Tooling innovation is likely to focus on more stable die temperature control, improved cooling layouts, better vent maintenance, wear-resistant die surfaces, and more efficient die inserts. Tooling thermal control matters because local overheating or local chilling can create soldering, cold shuts, heat checking, drag marks, or dimensional variation.
For buyers, tooling innovation matters most when the aluminum die-cast part has visible surfaces, tight assembly interfaces, long production runs, or geometry that is sensitive to shrinkage. Neway can review gate design, cooling strategy, die parting line, ejector locations, trimming approach, and maintenance needs when the RFQ includes production volume and acceptance criteria. The buyer should not treat tooling as a one-time cost only; tooling strategy affects unit cost, repeatability, and defect prevention.
Alloy and recycling decisions are expected to become more connected to material traceability, scrap segregation, and application-specific performance. Common die-casting materials such as A380 aluminum, A356 aluminum, and B390 aluminum should be selected by part function, castability, finish response, and sourcing requirements.
A future-looking RFQ may ask for recycled-content information, material certificates, restricted-substance compliance, or alloy-source documentation. Those requirements must be stated before quotation because material sourcing and documentation can affect cost and scheduling. Buyers should avoid choosing an alloy only because it sounds sustainable. The alloy must still meet strength, thermal, corrosion, machining, and finishing needs.
Automation and inspection trends help buyers when they make acceptance criteria more repeatable. Automated trimming, controlled deburring, coordinate measurement, surface roughness checks, coating-thickness measurement, leak testing, and visual inspection standards can all reduce subjective judgment if the buyer defines the required inspection scope.

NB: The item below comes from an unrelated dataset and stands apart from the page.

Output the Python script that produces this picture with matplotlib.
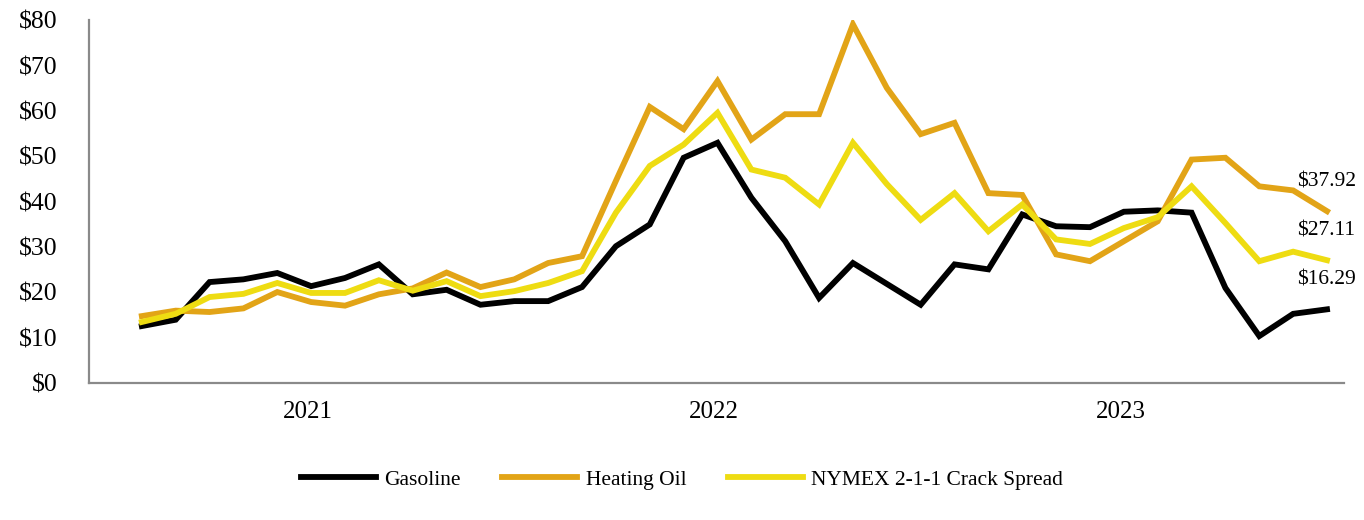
import numpy as np
import matplotlib
matplotlib.use('Agg')
import matplotlib.pyplot as plt

# monthly values, $/bbl
gasoline = [12.6, 14.0, 22.3, 22.9, 24.3, 21.4, 23.2, 26.2, 19.6, 20.6, 17.3, 18.1,
            18.1, 21.2, 30.2, 35.0, 49.7, 53.0, 40.9, 31.3, 18.8, 26.5, 21.9, 17.3,
            26.2, 25.1, 37.2, 34.6, 34.4, 37.8, 38.1, 37.6, 21.0, 10.4, 15.3, 16.29]
heating_oil = [14.8, 16.0, 15.7, 16.5, 20.1, 17.9, 17.1, 19.6, 20.9, 24.4, 21.2, 22.9,
               26.5, 28.0, 44.6, 60.9, 56.0, 66.6, 53.7, 59.3, 59.3, 79.1, 65.1, 54.9,
               57.4, 41.9, 41.5, 28.4, 26.9, 31.3, 35.7, 49.3, 49.7, 43.4, 42.5, 37.92]
crack_spread = [13.5, 15.3, 19.0, 19.7, 22.1, 19.9, 19.9, 22.7, 20.4, 22.5, 19.2, 20.3,
                22.1, 24.7, 37.6, 47.9, 52.6, 59.6, 47.1, 45.3, 39.4, 53.0, 43.9, 36.0,
                41.9, 33.5, 39.4, 31.7, 30.7, 34.2, 36.6, 43.4, 35.3, 26.9, 29.0, 27.11]
years = ['2021', '2022', '2023']
year_pos = [4.9, 16.9, 28.9]
yticks = [0, 10, 20, 30, 40, 50, 60, 70, 80]

series = [('Gasoline', gasoline, '#000000'),
          ('Heating Oil', heating_oil, '#E2A417'),
          ('NYMEX 2-1-1 Crack Spread', crack_spread, '#EEDC12')]

plt.rcParams['font.family'] = ['Liberation Serif', 'DejaVu Serif']

fig = plt.figure(figsize=(13.64, 5.2), dpi=100)
ax = fig.add_axes([0.0655, 0.263, 0.9198, 0.698])

x = np.arange(len(gasoline))
for name, vals, col in series:
    ax.plot(x, vals, color=col, lw=4.2, label=name, solid_joinstyle='miter')
    ax.annotate('$%.2f' % vals[-1], (x[-1], vals[-1]), xytext=(-30, 29),
                textcoords='offset pixels', fontsize=15.5, ha='left', va='center')

ax.set_xlim(-1.55, 35.5)
ax.set_ylim(0, 80)
ax.set_yticks(yticks)
ax.set_yticklabels(['$%d' % v for v in yticks], fontsize=18.5)
ax.set_xticks(year_pos)
ax.set_xticklabels(years, fontsize=18)
ax.tick_params(axis='y', length=0, pad=23)
ax.tick_params(axis='x', length=0, pad=13)
for s in ['top', 'right']:
    ax.spines[s].set_visible(False)
for s in ['left', 'bottom']:
    ax.spines[s].set_color('#8a8a8a')
    ax.spines[s].set_linewidth(1.6)

fig.legend(loc='center', bbox_to_anchor=(0.5, 0.077), ncol=3, frameon=False,
           fontsize=15.5, handlelength=3.5, handletextpad=0.4, columnspacing=1.9)

fig.savefig('out.png', dpi=100)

The manufacturing implication is that inspection should be designed into the RFQ. A buyer may need dimensional inspection on CNC-machined datum surfaces, visual inspection on customer-facing covers, leak testing on sealed housings, or coating inspection on outdoor parts. If the RFQ defines these checks early, Neway can review fixtures, sampling plan, production flow, and documentation workload before the quote is finalized.
Surface-finishing innovation is relevant when aluminum die-cast products need corrosion protection, controlled appearance, thermal exposure resistance, or stable coating adhesion. Improvements may involve better cleaning control, more consistent pretreatment, improved masking, tighter coating-thickness measurement, and more reliable finishing inspection.
Buyers should connect the finish to the application. Anodizing cast aluminum, powder coating, painting, polishing, and blasting each respond differently to porosity, alloy chemistry, and surface preparation. A future-ready finish specification should include visible surfaces, color target, coating thickness, corrosion expectation, adhesion requirement, masking areas, and packaging needs.
Buyers should track innovations that reduce manufacturing risk, not trends that only sound advanced. The most useful improvements are the ones that make the aluminum die-casting route easier to quote, produce, inspect, and repeat.
Innovation area in aluminum die casting | Buyer problem it may address | RFQ information buyers should provide |
|---|---|---|
Process monitoring | Porosity, temperature drift, shot variation, and batch instability | Critical defects, functional surfaces, production volume, and inspection priorities |
Simulation and virtual process modeling | Gate location, venting, hot spots, wall-thickness risk, and distortion | 3D model, 2D drawing, cosmetic zones, draft needs, and critical dimensions |
Improved tooling thermal control | Cold shuts, soldering, dimensional drift, and surface marks | Target volume, part geometry, acceptance standard, and tooling-life expectation |
Alloy and scrap traceability | Material documentation, recycled-content reporting, and alloy-mixing risk | Alloy standard, certificate requirement, recycled-content need, and restricted materials |
Automated finishing and inspection | Visual variation, coating inconsistency, burr control, and subjective acceptance | Finish standard, burr limits, sample approval, coating measurement, and packaging requirement |
For a future-ready aluminum die casting RFQ, buyers should provide the part model, alloy target, production volume, finish, inspection data needs, and any automation or traceability requirements. Buyers should also include application loads, thermal needs, surface zones, machined features, documentation requirements, and any known defect history from a current manufacturing route.
This information lets Neway evaluate which innovations are relevant to the part. A simple bracket may not need advanced process data, while a sealed electronic housing may benefit from casting-process monitoring, leak testing, controlled finishing, and traceable inspection records. The useful innovation is the one that solves the buyer's manufacturing risk at the correct cost level.